Exercise description.
From the listing below, extract every line containing "this".
[BEGIN Listing]
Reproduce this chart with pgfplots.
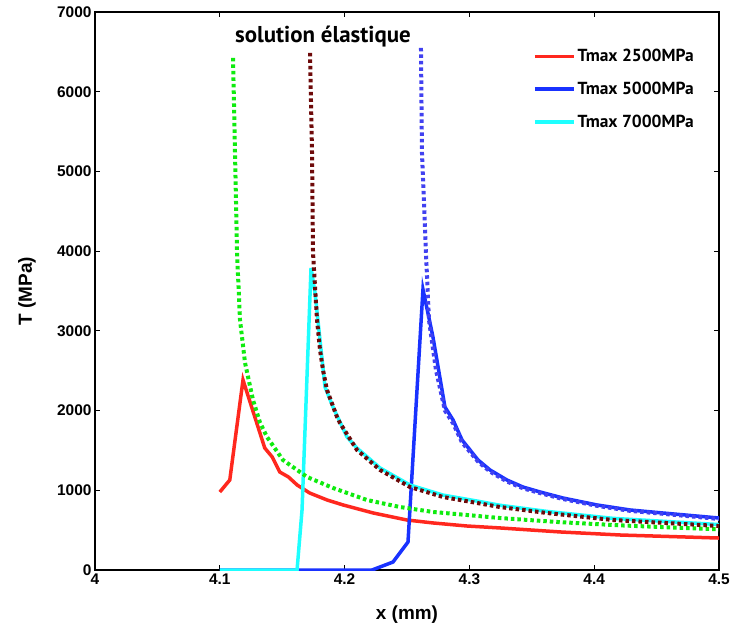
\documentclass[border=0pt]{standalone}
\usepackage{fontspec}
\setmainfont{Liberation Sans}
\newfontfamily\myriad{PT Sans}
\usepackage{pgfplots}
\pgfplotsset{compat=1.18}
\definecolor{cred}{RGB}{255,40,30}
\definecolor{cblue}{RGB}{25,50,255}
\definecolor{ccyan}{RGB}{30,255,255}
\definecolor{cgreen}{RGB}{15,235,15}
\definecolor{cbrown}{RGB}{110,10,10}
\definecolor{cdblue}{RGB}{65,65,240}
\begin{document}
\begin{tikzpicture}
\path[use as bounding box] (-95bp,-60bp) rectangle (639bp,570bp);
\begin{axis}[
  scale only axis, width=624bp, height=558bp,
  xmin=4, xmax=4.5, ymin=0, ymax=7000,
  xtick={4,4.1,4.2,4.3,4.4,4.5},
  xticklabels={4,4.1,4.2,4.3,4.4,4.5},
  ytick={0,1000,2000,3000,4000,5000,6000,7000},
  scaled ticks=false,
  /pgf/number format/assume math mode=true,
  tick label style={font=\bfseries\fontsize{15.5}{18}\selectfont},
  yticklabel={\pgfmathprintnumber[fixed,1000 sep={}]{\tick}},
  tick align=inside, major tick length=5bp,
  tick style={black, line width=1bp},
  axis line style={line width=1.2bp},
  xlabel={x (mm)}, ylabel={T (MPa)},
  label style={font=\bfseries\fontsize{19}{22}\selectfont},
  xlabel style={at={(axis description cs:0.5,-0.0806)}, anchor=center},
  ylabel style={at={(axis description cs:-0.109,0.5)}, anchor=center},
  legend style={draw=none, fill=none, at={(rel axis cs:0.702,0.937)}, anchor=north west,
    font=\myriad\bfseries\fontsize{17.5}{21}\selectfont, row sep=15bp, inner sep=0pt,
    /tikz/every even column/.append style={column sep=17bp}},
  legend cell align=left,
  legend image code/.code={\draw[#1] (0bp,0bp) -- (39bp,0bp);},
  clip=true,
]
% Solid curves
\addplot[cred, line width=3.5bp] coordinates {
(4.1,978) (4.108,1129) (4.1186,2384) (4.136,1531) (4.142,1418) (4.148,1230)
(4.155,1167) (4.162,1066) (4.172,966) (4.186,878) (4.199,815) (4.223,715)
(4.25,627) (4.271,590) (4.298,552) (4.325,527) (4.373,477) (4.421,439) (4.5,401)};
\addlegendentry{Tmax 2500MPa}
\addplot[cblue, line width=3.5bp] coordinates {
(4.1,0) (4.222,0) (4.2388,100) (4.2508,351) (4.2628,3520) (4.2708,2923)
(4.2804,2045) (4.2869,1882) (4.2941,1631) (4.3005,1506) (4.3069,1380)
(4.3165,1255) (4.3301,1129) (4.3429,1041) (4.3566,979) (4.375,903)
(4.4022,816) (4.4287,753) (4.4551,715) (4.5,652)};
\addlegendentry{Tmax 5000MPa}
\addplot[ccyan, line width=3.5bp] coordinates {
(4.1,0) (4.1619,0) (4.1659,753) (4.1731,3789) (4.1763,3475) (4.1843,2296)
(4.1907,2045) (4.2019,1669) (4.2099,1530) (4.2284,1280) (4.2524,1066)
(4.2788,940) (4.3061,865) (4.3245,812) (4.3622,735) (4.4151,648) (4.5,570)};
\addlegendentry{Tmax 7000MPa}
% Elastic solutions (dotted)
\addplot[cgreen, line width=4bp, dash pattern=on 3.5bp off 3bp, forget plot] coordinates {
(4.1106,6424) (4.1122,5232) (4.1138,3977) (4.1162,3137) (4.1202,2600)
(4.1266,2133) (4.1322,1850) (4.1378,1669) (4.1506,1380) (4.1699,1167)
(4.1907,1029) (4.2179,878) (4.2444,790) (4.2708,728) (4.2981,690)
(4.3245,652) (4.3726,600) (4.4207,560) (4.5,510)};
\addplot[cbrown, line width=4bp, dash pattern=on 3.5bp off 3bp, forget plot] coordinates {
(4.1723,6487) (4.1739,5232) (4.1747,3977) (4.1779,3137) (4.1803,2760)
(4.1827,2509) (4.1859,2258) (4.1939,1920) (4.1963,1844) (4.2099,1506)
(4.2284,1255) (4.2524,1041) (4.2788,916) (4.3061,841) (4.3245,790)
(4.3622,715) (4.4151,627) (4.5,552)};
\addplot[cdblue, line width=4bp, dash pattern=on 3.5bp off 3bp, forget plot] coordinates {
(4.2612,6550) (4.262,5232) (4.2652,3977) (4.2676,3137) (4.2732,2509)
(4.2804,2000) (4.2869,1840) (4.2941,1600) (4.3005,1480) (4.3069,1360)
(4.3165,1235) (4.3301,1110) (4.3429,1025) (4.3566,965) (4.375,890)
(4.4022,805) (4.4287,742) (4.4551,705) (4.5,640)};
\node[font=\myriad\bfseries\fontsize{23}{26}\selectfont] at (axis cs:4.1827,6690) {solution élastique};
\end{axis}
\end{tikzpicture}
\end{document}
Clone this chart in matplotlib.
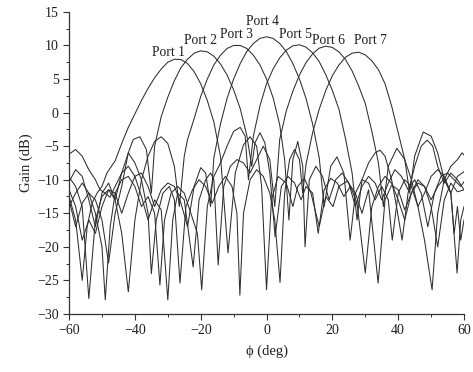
[END Listing]
Worked solution.
Reproduce this chart with pgfplots.
Clone this chart in matplotlib.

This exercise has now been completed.